We’re always in crisis.  That’s what being human is all about. Perhaps the eternal optimist, I like to think it’s all good for us: choices and options and opportunities and decisions and life paths and learning and growing and evolving and maturing and doing things to keep us moving in this universe – it should never cause mass hysteria that leads us to tears, lots of ice cream and dates with movies starring Julia Roberts.

Easy for me to say, now (possibly because I’ve evolved into a whole new kind of hysteria).

When I was in the thick of my quarterlife crisis, I switched majors four times. I had, like, nine different jobs – all of which, I basically disliked. I moved apartments like I was a petal, blowing in the wind: off to my next plot of land to seed and sow – for about four minutes (because damn that wind).

I changed cities – states, even – like owning zipcodes was a fad. I had a different hair style in every photo for about five and a half years, running. I yo-yo’d my weight like a Guinness World Champion and never really adopted a sense of style. Every day I was a new character in the life of “me” that I was trying to write. I had more – and then less – relationships than anyone else I knew. I was on drugs – prescribed ones – and then I wasn’t.

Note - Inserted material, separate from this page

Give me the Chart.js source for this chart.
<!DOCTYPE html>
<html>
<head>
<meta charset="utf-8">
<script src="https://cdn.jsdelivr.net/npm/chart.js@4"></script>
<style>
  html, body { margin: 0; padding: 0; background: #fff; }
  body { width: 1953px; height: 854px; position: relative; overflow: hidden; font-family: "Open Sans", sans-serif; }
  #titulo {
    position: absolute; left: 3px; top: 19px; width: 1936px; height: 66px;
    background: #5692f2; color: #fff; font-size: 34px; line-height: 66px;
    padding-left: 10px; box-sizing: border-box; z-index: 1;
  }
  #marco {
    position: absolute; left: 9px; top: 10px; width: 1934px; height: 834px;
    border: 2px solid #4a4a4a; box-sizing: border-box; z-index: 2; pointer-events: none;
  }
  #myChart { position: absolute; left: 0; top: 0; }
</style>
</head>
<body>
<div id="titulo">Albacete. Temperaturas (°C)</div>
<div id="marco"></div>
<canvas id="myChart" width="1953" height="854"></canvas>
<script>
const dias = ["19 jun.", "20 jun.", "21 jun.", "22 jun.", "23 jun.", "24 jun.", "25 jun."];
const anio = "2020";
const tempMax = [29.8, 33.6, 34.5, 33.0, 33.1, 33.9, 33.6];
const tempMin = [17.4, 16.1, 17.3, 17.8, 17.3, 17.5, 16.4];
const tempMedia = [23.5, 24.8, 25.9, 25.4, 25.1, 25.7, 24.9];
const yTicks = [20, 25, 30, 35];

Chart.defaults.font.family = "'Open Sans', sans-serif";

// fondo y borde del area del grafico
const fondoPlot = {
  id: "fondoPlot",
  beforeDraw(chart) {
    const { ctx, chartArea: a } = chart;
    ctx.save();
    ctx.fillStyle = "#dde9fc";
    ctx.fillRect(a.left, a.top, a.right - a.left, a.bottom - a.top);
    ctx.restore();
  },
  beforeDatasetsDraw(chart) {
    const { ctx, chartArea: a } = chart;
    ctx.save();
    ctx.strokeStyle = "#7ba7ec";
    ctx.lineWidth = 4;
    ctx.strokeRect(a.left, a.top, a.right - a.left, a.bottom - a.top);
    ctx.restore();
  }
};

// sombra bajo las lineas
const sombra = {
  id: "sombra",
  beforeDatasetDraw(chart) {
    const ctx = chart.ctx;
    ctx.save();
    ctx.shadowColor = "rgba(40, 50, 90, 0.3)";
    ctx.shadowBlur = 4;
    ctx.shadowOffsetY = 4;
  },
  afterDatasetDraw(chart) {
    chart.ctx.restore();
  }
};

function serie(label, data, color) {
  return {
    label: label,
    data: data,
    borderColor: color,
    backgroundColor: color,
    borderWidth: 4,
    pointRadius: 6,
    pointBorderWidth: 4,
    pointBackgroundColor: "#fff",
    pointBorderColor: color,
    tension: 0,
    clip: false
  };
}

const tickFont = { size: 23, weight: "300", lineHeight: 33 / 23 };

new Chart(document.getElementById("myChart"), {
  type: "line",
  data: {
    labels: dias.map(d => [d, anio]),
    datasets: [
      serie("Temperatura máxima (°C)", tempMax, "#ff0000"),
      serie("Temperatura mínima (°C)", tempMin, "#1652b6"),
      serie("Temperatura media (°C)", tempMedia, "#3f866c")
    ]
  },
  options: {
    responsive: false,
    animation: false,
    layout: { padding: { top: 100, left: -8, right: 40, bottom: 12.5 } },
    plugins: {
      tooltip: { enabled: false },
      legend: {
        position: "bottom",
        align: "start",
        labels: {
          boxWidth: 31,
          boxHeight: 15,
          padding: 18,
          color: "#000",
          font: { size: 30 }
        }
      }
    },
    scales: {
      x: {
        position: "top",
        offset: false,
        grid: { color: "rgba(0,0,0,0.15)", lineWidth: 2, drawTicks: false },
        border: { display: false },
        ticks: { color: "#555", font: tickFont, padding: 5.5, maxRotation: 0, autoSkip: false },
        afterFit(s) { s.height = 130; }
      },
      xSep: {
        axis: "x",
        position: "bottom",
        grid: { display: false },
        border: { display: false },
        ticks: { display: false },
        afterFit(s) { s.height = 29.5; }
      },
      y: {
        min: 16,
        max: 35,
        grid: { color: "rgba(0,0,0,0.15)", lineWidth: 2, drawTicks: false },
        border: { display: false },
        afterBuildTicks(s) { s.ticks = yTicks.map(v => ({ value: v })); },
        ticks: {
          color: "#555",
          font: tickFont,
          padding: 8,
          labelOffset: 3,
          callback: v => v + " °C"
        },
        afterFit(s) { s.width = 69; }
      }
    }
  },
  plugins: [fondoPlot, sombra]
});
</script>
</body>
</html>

And then I was.  And then I wasn’t. And then I was… because I was anxious. I was so anxious and if you’d asked me, I would have told you that the root of my anxiety was a mystery. But it wasn’t. I knew the source of it, exactly: life wasn’t playing out like I’d imagined it.

Like an afternoon spent wandering the aisles at DSW Shoe Warehouse, I just couldn’t find that perfect fit or style, and that clock – that damn life-clock – it was ticking so loudly… and for what?  Where was I going and what was I doing and how-many-times-can-I-hit-snooze-on-this-life?

And then, at some point, mid-quarterlife crisis, things just sort of fell into place, like they do. Like they always do. And like I said, ask me any day of the week, and I’ll tell you my life is still in crisis: job, apartment, changing purses… it’s the same ol’ stuff. But I think, at some point, we learn to embrace it.

And I think that’s the key.

No matter what stage in the game you’re at, whether it’s changing your major seventeen times in one semester, or racking up frequent-flyer miles between Los Angeles and New York City because you “can’t decide where to live”, or switching jobs… or, even, just buying too many purses… or shoes, or expensive, fast cars, or cutting your hair or growing your hair or going to the gym or allowing yourself to go up a size or not settling down or just breaking up… I think all that stuff, and let me remind you that it is all just stuff… launches us into the next phase of who we will become.

And that, my friends, is what a crisis does best.